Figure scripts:
[Begin]

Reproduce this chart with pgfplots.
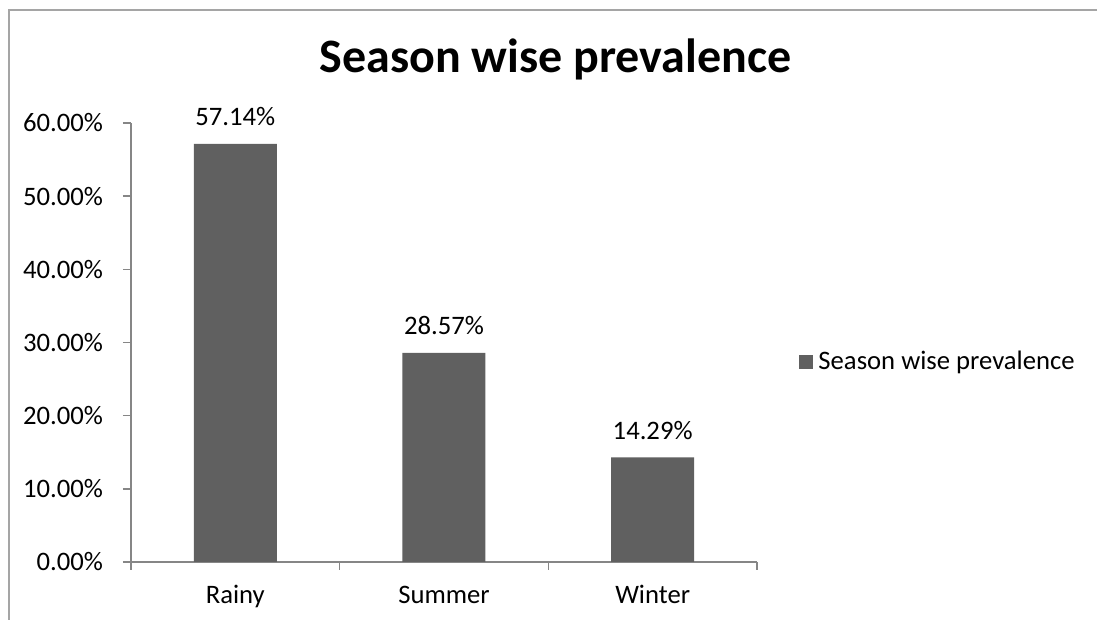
\documentclass[border=0pt]{standalone}
\usepackage{fontspec}
\setmainfont{Carlito}
\usepackage{pgfplots}
\pgfplotsset{compat=1.18}
\definecolor{barc}{RGB}{96,96,96}
\definecolor{axc}{RGB}{134,134,134}
\definecolor{framec}{RGB}{165,165,165}
\begin{document}
\begin{tikzpicture}[x=0.375pt,y=0.375pt]
\useasboundingbox (0,0) rectangle (1097,620);
\draw[framec, line width=0.75pt] (9,0) -- (9,610) -- (1097,610);
\node[font=\fontsize{18}{22}\selectfont\bfseries, anchor=base, inner sep=0pt] at (555.5,547) {Season wise prevalence};
\begin{axis}[
  at={(49.125pt,21.75pt)}, anchor=south west, scale only axis,
  width=234.75pt, height=164.625pt,
  xmin=-0.5, xmax=2.5, ymin=0, ymax=60,
  axis x line=bottom, axis y line=left,
  axis line style={-, axc, line width=0.6pt},
  tick style={axc, line width=0.6pt},
  tick align=outside, major tick length=3pt,
  xtick={-0.5,0.5,1.5,2.5}, xticklabels={Rainy,Summer,Winter},
  x tick label as interval,
  xticklabel style={anchor=base, yshift=-12.4pt},
  ytick={0,10,20,30,40,50,60},
  yticklabels={0.00\%,10.00\%,20.00\%,30.00\%,40.00\%,50.00\%,60.00\%},
  tick label style={font=\fontsize{10}{12}\selectfont},
  yticklabel style={xshift=-4pt},
  ybar, bar width=31.125pt,
  point meta=y,
  nodes near coords={\pgfmathprintnumber[fixed,fixed zerofill,precision=2,assume math mode=true]{\pgfplotspointmeta}\%},
  nodes near coords style={font=\fontsize{10}{12}\selectfont, anchor=base, yshift=6.75pt, inner sep=0pt},
  legend style={at={(axis description cs:1,0.455)}, anchor=west, xshift=12.6pt, draw=none, fill=none, font=\fontsize{10}{12}\selectfont},
  legend image code/.code={\fill[barc] (0pt,-2.6pt) rectangle (5.25pt,2.65pt);},
  clip=false,
]
\addplot[fill=barc, draw=none] coordinates {(0,57.14) (1,28.57) (2,14.29)};
\addlegendentry{Season wise prevalence}
\end{axis}
\end{tikzpicture}
\end{document}
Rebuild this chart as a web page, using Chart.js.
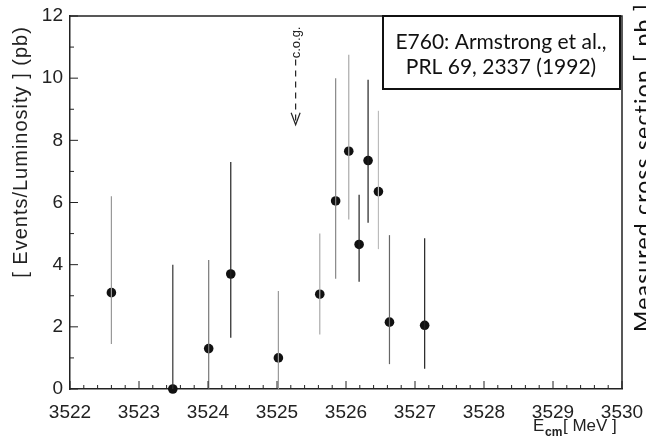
<!DOCTYPE html>
<html>
<head>
<meta charset="utf-8">
<script src="https://cdn.jsdelivr.net/npm/chart.js@4.4.1/dist/chart.umd.min.js"></script>
<style>
  html, body { margin: 0; padding: 0; background: #fff; }
  #wrap { width: 646px; height: 438px; }
</style>
</head>
<body>
<div id="wrap"><canvas id="plot" width="646" height="438"></canvas></div>
<script>
// E760 scan around 3526 MeV
const energies = [3522.60, 3523.49, 3524.01, 3524.33, 3525.02, 3525.62, 3525.85, 3526.04, 3526.19, 3526.32, 3526.47, 3526.63, 3527.14];
const values   = [3.1, 0.0, 1.3, 3.7, 1.0, 3.05, 6.05, 7.65, 4.65, 7.35, 6.35, 2.15, 2.05];
const errHigh  = [6.2, 4.0, 4.15, 7.3, 3.15, 5.0, 10.0, 10.75, 6.25, 9.95, 8.95, 4.95, 4.85];
const errLow   = [1.45, 0, 0, 1.65, 0, 1.75, 3.55, 5.45, 3.45, 5.35, 4.5, 0.8, 0.65];

const xTicks = [3522, 3523, 3524, 3525, 3526, 3527, 3528, 3529, 3530];
const yTicks = [0, 2, 4, 6, 8, 10, 12];

// c.o.g. marker (energy, text centre, dash top, arrow tip)
const cogE = 3525.27;
const cogText = 11.15, cogDashTop = 10.6, cogTip = 8.5;

// shade of each error bar, scanned plot has mixed grey lines
const barShade = ['#999', '#333', '#777', '#222', '#999', '#aaa', '#888', '#aaa', '#222', '#222', '#bbb', '#666', '#222'];

const tickFont = { family: 'Liberation Sans', size: 19 };

const datasets = [];
energies.forEach(function (e, i) {
  datasets.push({
    data: [{ x: e, y: errLow[i] }, { x: e, y: errHigh[i] }],
    showLine: true,
    borderColor: barShade[i],
    borderWidth: 1.2,
    pointRadius: 0,
    clip: false
  });
});
datasets.push({
  data: energies.map((e, i) => ({ x: e, y: values[i] })),
  pointRadius: 4.8,
  pointBackgroundColor: '#111',
  pointBorderColor: '#111',
  pointBorderWidth: 0,
  clip: false
});

const extras = {
  id: 'extras',
  afterDraw(chart) {
    const ctx = chart.ctx;
    const xs = chart.scales.x, ys = chart.scales.y;
    const a = chart.chartArea;
    ctx.save();

    // frame top / right
    ctx.strokeStyle = '#222';
    ctx.lineWidth = 1.5;
    ctx.beginPath();
    ctx.moveTo(a.left, a.top); ctx.lineTo(a.right, a.top); ctx.lineTo(a.right, a.bottom);
    ctx.stroke();

    // inward ticks
    ctx.lineWidth = 1;
    ctx.beginPath();
    for (let v = 3522; v <= 3530.001; v += 0.2) {
      const major = Math.abs(v - Math.round(v)) < 0.01;
      const px = xs.getPixelForValue(v);
      ctx.moveTo(px, a.bottom); ctx.lineTo(px, a.bottom - (major ? 8 : 4));
    }
    for (let v = 0; v <= 12; v += 1) {
      const py = ys.getPixelForValue(v);
      ctx.moveTo(a.left, py); ctx.lineTo(a.left + (v % 2 === 0 ? 8 : 4), py);
    }
    ctx.stroke();

    // c.o.g. arrow
    const cx = xs.getPixelForValue(cogE);
    ctx.fillStyle = '#222';
    ctx.font = '13px "Liberation Sans"';
    ctx.save();
    ctx.translate(cx + 4, ys.getPixelForValue(cogText));
    ctx.rotate(-Math.PI / 2);
    ctx.textAlign = 'center';
    ctx.textBaseline = 'alphabetic';
    ctx.fillText('c.o.g.', 0, 0);
    ctx.restore();
    const tipY = ys.getPixelForValue(cogTip);
    ctx.strokeStyle = '#222';
    ctx.lineWidth = 1.2;
    ctx.setLineDash([6, 5]);
    ctx.beginPath();
    ctx.moveTo(cx, ys.getPixelForValue(cogDashTop)); ctx.lineTo(cx, tipY - 3);
    ctx.stroke();
    ctx.setLineDash([]);
    ctx.beginPath();
    ctx.moveTo(cx - 4.5, tipY - 12); ctx.lineTo(cx, tipY); ctx.lineTo(cx + 4.5, tipY - 12);
    ctx.stroke();

    // reference box
    ctx.fillStyle = '#fff';
    ctx.fillRect(383, 16, 237, 73);
    ctx.strokeStyle = '#111';
    ctx.lineWidth = 2;
    ctx.strokeRect(383, 16, 237, 73);
    ctx.fillStyle = '#111';
    ctx.font = '21px Lato';
    ctx.textAlign = 'center';
    ctx.textBaseline = 'alphabetic';
    ctx.fillText('E760: Armstrong et al.,', 501, 49);
    ctx.fillText('PRL 69, 2337 (1992)', 501, 74);

    // y title
    ctx.save();
    ctx.translate(27, 152);
    ctx.rotate(-Math.PI / 2);
    ctx.font = '20px "Liberation Sans"';
    ctx.letterSpacing = '1px';
    ctx.fillStyle = '#222';
    ctx.fillText('[ Events/Luminosity ] (pb)', 0, 0);
    ctx.restore();

    // right side text, cut by the edge
    ctx.save();
    ctx.translate(651, 332);
    ctx.rotate(-Math.PI / 2);
    ctx.font = '23px Lato';
    ctx.letterSpacing = '1.2px';
    ctx.textAlign = 'left';
    ctx.fillStyle = '#111';
    ctx.fillText('Measured cross section [ pb ]', 0, 0);
    ctx.restore();

    // x title E_cm [ MeV ]
    ctx.fillStyle = '#222';
    ctx.textAlign = 'left';
    ctx.font = '17px "Liberation Sans"';
    ctx.fillText('E', 533, 431);
    ctx.font = 'bold 12px "Liberation Sans"';
    ctx.fillText('cm', 545, 436);
    ctx.font = '17px "Liberation Sans"';
    ctx.fillText('[ MeV ]', 563, 431);

    ctx.restore();
  }
};

new Chart(document.getElementById('plot'), {
  type: 'scatter',
  data: { datasets: datasets },
  options: {
    responsive: false,
    animation: false,
    devicePixelRatio: 1,
    layout: { padding: { left: 0, right: 24, top: 16, bottom: 0 } },
    plugins: { legend: { display: false }, tooltip: { enabled: false } },
    scales: {
      x: {
        type: 'linear',
        min: 3522, max: 3530,
        afterFit: function (s) { s.height = 49; s.paddingLeft = 0; s.paddingRight = 0; },
        afterBuildTicks: function (s) { s.ticks = xTicks.map(v => ({ value: v })); },
        ticks: { font: tickFont, color: '#222', padding: 12, maxRotation: 0, callback: v => String(v) },
        grid: { display: false, tickLength: 0 },
        border: { display: true, color: '#222', width: 1.5 }
      },
      y: {
        min: 0, max: 12,
        afterFit: function (s) { s.width = 70; s.paddingTop = 0; s.paddingBottom = 0; },
        afterBuildTicks: function (s) { s.ticks = yTicks.map(v => ({ value: v })); },
        ticks: { font: tickFont, color: '#222', padding: 7, callback: v => String(v) },
        grid: { display: false, tickLength: 0 },
        border: { display: true, color: '#222', width: 1.5 }
      }
    }
  },
  plugins: [extras]
});
</script>
</body>
</html>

[End]

* [Given problem]: Only the lines starting at the line with "Rebuild this chart" and ending at the line with "Sans', size: 19" should be printed again, exactly and with both ends kept; omit the pictures.

* [Final result]:
Rebuild this chart as a web page, using Chart.js.
<!DOCTYPE html>
<html>
<head>
<meta charset="utf-8">
<script src="https://cdn.jsdelivr.net/npm/chart.js@4.4.1/dist/chart.umd.min.js"></script>
<style>
  html, body { margin: 0; padding: 0; background: #fff; }
  #wrap { width: 646px; height: 438px; }
</style>
</head>
<body>
<div id="wrap"><canvas id="plot" width="646" height="438"></canvas></div>
<script>
// E760 scan around 3526 MeV
const energies = [3522.60, 3523.49, 3524.01, 3524.33, 3525.02, 3525.62, 3525.85, 3526.04, 3526.19, 3526.32, 3526.47, 3526.63, 3527.14];
const values   = [3.1, 0.0, 1.3, 3.7, 1.0, 3.05, 6.05, 7.65, 4.65, 7.35, 6.35, 2.15, 2.05];
const errHigh  = [6.2, 4.0, 4.15, 7.3, 3.15, 5.0, 10.0, 10.75, 6.25, 9.95, 8.95, 4.95, 4.85];
const errLow   = [1.45, 0, 0, 1.65, 0, 1.75, 3.55, 5.45, 3.45, 5.35, 4.5, 0.8, 0.65];

const xTicks = [3522, 3523, 3524, 3525, 3526, 3527, 3528, 3529, 3530];
const yTicks = [0, 2, 4, 6, 8, 10, 12];

// c.o.g. marker (energy, text centre, dash top, arrow tip)
const cogE = 3525.27;
const cogText = 11.15, cogDashTop = 10.6, cogTip = 8.5;

// shade of each error bar, scanned plot has mixed grey lines
const barShade = ['#999', '#333', '#777', '#222', '#999', '#aaa', '#888', '#aaa', '#222', '#222', '#bbb', '#666', '#222'];

const tickFont = { family: 'Liberation Sans', size: 19 };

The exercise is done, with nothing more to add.